▶ _EXERCISE OBJECTIVE_
The data below holds a line containing "What React, TypeScript" and a line containing "20, 10, 3, 0];"; please quote exactly those two lines and every line between them, and nothing else.

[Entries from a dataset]
* begin *

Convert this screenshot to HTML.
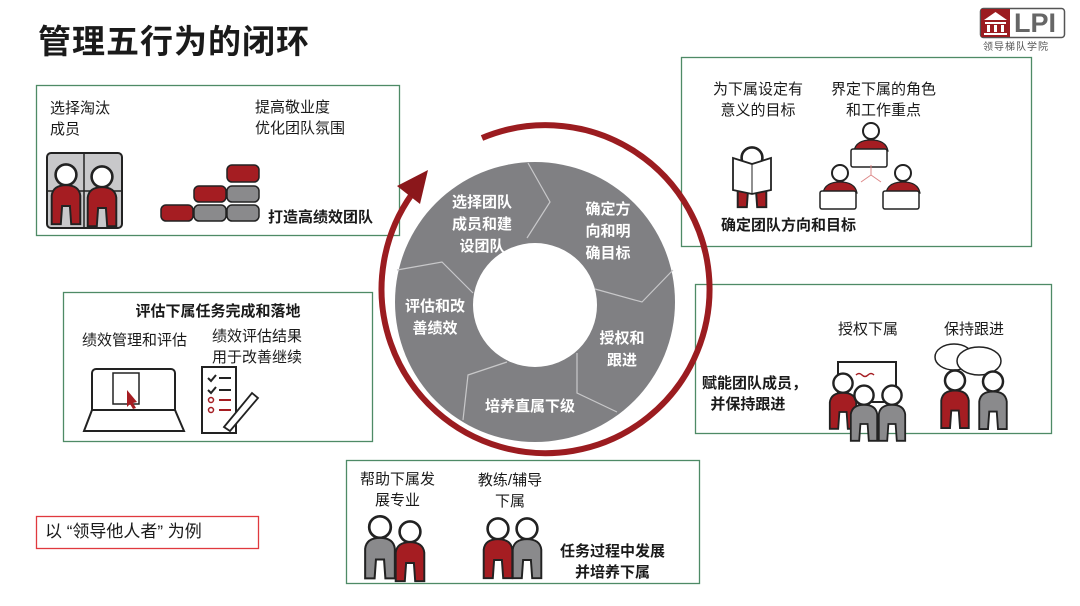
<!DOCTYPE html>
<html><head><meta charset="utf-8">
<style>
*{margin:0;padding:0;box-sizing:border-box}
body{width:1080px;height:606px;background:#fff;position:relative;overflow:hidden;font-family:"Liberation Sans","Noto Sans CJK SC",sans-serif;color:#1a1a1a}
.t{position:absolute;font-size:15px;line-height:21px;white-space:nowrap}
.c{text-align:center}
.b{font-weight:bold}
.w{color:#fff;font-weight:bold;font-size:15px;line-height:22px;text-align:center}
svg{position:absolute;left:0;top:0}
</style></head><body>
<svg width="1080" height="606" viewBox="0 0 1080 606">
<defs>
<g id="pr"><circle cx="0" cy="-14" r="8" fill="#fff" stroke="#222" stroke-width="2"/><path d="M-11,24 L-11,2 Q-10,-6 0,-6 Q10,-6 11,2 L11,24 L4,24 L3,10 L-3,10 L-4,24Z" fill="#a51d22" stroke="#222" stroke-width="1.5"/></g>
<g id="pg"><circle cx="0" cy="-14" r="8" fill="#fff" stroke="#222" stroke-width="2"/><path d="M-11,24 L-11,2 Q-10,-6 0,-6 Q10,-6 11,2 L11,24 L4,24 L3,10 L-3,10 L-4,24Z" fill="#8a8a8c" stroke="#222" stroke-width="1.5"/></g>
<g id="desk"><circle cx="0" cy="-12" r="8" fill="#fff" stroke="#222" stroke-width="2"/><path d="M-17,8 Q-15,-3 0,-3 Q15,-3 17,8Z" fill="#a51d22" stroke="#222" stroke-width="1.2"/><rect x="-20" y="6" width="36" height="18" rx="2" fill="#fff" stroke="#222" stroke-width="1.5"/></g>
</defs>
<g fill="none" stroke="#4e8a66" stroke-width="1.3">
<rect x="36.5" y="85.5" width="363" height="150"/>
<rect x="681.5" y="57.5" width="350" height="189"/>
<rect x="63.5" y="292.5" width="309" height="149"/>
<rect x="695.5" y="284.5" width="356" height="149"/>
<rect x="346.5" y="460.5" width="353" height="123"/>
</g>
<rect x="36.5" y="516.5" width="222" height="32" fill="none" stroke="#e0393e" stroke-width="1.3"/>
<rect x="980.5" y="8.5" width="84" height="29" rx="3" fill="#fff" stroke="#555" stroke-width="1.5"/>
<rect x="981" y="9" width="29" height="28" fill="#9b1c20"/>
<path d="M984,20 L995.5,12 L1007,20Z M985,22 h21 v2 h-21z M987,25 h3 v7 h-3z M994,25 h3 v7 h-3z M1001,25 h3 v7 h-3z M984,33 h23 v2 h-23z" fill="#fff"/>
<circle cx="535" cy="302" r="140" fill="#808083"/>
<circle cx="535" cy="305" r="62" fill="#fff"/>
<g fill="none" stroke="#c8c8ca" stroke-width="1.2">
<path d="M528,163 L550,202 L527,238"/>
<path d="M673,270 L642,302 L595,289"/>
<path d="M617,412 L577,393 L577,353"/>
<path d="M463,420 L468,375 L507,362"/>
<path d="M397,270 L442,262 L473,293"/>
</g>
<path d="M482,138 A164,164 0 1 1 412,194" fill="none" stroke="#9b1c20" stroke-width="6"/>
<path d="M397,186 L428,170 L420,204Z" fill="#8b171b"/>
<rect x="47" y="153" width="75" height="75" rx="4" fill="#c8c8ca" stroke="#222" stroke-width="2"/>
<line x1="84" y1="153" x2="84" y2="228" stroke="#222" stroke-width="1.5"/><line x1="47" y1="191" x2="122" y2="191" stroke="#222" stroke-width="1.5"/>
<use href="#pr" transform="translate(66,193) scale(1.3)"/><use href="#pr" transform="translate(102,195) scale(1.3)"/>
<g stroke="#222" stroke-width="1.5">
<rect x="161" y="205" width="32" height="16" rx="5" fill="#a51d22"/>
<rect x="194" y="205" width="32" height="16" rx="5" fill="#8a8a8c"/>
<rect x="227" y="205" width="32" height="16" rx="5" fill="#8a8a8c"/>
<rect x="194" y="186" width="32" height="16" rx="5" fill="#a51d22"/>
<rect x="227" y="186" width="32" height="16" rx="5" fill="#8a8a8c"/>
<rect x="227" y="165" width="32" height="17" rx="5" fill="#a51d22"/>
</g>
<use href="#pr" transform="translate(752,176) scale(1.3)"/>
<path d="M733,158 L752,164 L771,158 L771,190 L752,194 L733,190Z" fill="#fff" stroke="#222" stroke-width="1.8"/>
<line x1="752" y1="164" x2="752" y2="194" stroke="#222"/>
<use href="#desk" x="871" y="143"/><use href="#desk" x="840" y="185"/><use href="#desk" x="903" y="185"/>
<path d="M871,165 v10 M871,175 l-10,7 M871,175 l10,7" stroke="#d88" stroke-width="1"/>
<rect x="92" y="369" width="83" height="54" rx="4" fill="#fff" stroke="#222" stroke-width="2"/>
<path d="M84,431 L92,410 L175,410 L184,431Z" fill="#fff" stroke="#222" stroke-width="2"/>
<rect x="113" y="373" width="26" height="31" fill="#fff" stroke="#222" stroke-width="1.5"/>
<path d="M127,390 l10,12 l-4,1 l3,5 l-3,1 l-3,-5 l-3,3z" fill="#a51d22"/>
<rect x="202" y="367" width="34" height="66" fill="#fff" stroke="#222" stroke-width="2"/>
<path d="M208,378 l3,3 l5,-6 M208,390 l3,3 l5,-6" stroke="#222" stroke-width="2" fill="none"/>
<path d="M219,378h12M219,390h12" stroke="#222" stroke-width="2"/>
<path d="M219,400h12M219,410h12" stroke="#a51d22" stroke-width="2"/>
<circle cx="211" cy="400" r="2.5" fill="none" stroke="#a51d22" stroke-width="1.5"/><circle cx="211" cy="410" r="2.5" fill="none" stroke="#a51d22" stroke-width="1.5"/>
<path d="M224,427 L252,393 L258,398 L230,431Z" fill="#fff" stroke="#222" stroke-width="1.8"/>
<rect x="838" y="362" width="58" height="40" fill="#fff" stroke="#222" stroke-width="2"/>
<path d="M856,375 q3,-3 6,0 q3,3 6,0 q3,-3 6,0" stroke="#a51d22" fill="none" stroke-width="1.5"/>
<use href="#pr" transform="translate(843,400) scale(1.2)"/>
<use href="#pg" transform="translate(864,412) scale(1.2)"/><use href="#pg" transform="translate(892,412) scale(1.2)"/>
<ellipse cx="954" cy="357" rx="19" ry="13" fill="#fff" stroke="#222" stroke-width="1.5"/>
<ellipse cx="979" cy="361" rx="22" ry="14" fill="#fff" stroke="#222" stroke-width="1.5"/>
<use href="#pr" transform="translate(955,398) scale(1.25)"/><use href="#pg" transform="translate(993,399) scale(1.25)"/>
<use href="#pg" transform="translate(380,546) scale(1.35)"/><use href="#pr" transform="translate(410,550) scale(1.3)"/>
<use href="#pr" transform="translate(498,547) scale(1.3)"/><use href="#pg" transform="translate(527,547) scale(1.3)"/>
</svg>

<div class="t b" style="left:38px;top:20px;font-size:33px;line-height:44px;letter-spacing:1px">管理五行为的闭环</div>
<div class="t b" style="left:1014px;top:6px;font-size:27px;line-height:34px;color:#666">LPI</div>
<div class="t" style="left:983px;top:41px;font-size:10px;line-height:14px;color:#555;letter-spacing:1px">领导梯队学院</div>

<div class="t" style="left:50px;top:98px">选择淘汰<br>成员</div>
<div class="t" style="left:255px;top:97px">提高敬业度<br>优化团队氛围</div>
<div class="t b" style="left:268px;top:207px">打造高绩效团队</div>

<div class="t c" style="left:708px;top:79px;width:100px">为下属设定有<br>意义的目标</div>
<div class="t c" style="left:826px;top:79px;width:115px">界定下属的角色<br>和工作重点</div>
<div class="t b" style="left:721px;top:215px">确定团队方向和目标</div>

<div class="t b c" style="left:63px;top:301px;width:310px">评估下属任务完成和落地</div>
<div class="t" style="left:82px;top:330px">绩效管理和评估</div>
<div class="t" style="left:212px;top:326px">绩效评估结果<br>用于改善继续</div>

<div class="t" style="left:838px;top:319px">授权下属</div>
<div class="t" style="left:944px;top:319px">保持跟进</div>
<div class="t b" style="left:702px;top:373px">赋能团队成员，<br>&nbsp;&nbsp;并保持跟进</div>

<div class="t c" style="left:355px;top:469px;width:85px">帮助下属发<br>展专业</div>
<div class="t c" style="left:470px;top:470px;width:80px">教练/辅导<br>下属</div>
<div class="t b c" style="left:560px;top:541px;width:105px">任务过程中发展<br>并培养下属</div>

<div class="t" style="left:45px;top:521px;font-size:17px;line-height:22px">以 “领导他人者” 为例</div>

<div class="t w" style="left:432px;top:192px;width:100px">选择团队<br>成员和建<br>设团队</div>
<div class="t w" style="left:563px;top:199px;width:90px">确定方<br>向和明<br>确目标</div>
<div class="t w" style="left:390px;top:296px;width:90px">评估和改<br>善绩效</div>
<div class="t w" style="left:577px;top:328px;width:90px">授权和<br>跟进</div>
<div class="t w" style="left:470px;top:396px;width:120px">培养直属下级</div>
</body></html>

* end *
* begin *

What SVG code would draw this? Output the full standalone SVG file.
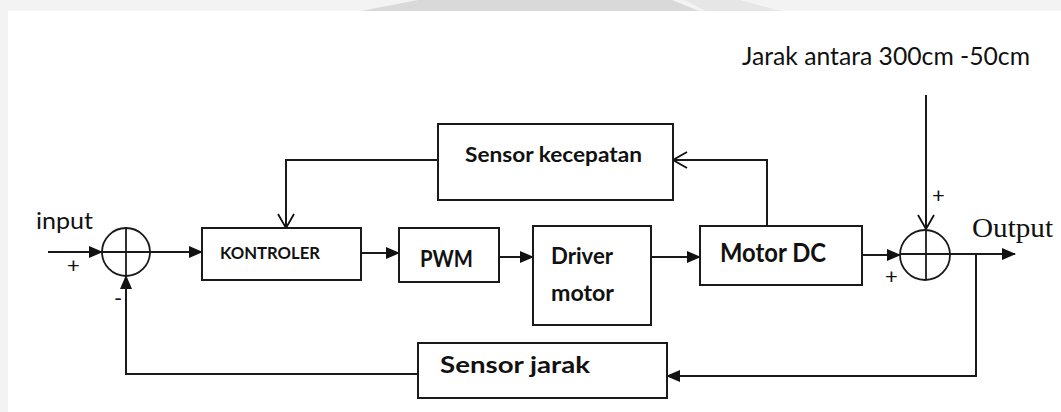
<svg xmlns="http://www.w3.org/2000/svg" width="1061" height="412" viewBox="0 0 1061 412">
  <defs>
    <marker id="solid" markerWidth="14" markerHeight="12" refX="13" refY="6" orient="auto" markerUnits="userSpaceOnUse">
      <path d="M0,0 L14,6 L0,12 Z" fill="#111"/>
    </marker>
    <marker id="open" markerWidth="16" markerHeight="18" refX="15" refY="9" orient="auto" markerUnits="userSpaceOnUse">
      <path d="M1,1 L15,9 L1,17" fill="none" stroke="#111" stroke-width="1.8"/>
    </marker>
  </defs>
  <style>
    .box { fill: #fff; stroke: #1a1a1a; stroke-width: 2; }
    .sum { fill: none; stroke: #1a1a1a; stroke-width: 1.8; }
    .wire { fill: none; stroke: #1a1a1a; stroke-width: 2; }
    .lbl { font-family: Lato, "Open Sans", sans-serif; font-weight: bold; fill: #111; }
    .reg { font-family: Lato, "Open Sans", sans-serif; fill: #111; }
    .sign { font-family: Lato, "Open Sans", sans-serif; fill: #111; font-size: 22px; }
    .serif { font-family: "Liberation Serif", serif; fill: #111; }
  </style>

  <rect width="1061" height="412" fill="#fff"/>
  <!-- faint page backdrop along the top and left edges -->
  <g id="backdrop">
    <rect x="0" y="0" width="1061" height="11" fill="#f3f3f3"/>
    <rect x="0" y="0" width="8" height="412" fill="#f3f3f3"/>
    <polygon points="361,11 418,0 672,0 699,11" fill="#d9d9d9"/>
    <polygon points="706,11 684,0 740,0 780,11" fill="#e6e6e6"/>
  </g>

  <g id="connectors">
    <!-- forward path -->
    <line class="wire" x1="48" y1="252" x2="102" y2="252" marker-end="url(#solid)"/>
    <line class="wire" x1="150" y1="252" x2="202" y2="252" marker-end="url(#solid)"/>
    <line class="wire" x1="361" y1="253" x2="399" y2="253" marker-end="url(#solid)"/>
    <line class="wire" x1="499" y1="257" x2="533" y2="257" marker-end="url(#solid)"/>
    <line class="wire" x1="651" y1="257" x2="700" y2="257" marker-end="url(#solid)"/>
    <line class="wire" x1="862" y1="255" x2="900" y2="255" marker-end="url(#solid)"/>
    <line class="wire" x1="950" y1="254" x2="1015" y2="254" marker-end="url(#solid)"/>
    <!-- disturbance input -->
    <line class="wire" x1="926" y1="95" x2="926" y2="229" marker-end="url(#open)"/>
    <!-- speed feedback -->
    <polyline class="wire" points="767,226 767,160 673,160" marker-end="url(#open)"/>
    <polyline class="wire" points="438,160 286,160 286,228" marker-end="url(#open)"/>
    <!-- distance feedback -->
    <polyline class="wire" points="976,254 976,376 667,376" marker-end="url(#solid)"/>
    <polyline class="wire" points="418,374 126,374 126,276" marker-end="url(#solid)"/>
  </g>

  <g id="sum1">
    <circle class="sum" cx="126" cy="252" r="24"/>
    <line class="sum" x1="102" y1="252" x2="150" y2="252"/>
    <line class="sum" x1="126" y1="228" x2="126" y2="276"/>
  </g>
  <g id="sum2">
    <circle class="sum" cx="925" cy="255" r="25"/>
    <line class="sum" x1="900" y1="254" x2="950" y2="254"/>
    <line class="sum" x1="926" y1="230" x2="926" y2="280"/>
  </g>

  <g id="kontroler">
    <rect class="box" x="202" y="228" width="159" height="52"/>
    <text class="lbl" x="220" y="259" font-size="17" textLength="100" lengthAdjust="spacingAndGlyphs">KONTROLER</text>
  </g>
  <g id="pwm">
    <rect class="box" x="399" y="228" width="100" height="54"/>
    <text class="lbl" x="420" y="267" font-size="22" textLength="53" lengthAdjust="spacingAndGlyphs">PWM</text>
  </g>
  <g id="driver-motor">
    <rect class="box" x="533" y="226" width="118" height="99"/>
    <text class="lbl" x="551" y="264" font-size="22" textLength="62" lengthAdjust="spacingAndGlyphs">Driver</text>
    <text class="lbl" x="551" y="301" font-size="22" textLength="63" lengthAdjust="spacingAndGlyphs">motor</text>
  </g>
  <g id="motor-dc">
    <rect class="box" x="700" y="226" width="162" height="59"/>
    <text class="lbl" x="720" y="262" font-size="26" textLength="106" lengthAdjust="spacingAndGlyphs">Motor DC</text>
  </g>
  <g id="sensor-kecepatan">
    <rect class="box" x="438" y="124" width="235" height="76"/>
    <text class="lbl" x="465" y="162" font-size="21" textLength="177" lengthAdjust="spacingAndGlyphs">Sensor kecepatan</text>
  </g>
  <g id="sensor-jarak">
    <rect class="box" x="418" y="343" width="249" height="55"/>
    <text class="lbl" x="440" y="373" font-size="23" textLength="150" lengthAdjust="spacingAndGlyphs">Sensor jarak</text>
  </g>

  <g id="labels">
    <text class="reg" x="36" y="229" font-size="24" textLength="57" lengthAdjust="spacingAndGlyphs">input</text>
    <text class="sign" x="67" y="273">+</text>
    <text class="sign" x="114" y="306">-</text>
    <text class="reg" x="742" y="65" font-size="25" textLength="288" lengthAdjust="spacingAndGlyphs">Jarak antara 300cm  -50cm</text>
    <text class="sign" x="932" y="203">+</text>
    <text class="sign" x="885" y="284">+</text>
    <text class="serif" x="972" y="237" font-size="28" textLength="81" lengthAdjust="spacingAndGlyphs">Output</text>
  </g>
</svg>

* end *
* begin *

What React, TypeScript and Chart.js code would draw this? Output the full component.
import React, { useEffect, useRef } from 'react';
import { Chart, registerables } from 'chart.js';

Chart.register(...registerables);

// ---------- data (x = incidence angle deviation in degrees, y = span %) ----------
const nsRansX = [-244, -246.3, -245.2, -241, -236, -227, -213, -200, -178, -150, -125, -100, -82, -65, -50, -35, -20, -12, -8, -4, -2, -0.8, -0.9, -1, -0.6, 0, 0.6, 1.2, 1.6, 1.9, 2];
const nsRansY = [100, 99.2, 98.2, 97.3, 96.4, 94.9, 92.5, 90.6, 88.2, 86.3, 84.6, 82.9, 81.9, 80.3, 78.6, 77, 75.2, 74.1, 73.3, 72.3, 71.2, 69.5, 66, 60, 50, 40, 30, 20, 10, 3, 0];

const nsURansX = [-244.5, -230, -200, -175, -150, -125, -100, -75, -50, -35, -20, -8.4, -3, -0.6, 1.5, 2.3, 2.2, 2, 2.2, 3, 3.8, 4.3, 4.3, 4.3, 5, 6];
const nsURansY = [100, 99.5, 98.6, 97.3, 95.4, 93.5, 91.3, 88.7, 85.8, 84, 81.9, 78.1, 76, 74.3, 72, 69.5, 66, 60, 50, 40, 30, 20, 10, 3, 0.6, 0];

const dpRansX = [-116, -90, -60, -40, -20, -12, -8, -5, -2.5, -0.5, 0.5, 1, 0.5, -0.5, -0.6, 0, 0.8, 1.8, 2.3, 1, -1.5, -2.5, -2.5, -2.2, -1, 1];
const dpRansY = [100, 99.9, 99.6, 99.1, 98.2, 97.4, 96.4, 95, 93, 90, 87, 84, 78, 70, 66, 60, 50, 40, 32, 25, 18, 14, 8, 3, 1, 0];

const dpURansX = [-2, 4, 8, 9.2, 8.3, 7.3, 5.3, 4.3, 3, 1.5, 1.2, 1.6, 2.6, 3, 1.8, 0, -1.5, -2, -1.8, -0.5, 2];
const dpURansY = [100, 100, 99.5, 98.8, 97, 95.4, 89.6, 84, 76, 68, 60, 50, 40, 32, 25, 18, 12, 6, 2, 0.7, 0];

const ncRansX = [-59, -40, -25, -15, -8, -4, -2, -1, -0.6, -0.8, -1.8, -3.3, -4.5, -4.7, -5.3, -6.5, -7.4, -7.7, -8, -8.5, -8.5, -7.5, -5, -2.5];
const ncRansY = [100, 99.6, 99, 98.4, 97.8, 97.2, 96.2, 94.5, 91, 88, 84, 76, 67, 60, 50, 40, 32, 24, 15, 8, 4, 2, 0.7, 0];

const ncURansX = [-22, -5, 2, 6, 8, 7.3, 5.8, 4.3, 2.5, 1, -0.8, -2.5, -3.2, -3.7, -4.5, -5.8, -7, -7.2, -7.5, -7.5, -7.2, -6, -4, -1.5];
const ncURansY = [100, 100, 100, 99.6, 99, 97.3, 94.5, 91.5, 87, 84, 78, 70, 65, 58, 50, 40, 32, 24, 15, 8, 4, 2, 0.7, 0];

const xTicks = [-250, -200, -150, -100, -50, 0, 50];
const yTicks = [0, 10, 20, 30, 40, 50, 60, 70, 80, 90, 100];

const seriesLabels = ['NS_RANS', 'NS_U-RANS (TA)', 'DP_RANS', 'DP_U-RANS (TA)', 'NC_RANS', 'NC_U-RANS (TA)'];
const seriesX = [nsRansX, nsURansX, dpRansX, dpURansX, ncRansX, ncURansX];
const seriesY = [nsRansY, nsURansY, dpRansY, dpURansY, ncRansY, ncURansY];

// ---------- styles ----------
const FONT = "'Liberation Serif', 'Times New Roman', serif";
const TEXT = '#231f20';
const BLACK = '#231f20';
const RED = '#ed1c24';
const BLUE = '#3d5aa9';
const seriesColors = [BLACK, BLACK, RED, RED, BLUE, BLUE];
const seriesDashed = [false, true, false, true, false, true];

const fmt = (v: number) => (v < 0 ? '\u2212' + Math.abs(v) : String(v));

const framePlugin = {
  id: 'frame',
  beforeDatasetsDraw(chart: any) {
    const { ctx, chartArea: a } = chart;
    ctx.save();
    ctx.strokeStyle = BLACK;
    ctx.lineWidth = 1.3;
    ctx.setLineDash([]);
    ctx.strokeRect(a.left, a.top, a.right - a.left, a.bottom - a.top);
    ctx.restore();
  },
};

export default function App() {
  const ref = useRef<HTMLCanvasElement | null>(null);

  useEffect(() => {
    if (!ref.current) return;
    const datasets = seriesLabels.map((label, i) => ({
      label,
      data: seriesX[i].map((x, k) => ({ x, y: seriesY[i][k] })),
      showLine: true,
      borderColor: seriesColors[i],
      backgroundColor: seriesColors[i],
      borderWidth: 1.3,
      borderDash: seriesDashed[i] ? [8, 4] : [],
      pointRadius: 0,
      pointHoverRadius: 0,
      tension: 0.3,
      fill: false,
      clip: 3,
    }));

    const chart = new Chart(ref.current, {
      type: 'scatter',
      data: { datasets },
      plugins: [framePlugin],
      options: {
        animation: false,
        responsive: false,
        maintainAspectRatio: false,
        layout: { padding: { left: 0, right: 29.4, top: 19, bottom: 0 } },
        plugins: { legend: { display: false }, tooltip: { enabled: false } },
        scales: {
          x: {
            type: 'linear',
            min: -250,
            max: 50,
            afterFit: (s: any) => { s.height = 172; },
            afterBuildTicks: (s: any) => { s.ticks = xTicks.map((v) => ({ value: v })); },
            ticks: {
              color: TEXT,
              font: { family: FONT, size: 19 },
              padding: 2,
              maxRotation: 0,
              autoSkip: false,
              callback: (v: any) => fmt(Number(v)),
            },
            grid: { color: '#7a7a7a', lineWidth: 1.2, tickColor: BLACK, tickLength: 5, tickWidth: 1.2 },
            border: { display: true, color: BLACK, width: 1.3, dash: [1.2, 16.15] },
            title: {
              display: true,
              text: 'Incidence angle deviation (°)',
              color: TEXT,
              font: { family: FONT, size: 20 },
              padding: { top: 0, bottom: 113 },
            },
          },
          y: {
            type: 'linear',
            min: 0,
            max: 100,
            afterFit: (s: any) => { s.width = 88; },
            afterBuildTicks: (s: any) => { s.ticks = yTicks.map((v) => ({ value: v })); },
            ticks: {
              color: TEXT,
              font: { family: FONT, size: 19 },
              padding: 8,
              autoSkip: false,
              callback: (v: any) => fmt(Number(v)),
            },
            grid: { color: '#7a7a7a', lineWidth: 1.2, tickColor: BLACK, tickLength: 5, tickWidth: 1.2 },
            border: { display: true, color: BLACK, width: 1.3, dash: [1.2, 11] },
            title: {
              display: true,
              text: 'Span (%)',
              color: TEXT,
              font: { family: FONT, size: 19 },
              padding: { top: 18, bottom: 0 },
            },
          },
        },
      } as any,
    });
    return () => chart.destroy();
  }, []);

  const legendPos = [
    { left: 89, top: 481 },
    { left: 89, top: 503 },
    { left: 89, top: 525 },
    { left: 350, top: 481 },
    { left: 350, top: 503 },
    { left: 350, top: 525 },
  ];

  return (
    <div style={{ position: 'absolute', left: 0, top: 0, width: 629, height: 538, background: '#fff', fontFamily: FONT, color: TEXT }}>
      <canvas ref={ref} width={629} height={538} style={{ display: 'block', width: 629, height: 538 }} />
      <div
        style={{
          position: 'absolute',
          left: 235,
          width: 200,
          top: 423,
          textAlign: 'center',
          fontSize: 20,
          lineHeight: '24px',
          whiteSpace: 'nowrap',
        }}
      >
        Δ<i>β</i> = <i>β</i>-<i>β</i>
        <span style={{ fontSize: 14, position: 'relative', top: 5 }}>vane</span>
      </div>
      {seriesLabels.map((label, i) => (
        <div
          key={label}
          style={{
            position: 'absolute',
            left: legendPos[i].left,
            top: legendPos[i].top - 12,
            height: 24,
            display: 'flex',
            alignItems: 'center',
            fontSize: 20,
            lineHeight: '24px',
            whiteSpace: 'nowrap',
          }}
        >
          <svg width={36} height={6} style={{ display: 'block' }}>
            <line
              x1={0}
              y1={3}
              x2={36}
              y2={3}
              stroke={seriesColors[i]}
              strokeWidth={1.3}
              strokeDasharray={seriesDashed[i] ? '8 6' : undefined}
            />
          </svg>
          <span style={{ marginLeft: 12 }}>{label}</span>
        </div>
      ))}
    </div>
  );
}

* end *

▶ _ANSWER TO THIS PROBLEM_
What React, TypeScript and Chart.js code would draw this? Output the full component.
import React, { useEffect, useRef } from 'react';
import { Chart, registerables } from 'chart.js';

Chart.register(...registerables);

// ---------- data (x = incidence angle deviation in degrees, y = span %) ----------
const nsRansX = [-244, -246.3, -245.2, -241, -236, -227, -213, -200, -178, -150, -125, -100, -82, -65, -50, -35, -20, -12, -8, -4, -2, -0.8, -0.9, -1, -0.6, 0, 0.6, 1.2, 1.6, 1.9, 2];
const nsRansY = [100, 99.2, 98.2, 97.3, 96.4, 94.9, 92.5, 90.6, 88.2, 86.3, 84.6, 82.9, 81.9, 80.3, 78.6, 77, 75.2, 74.1, 73.3, 72.3, 71.2, 69.5, 66, 60, 50, 40, 30, 20, 10, 3, 0];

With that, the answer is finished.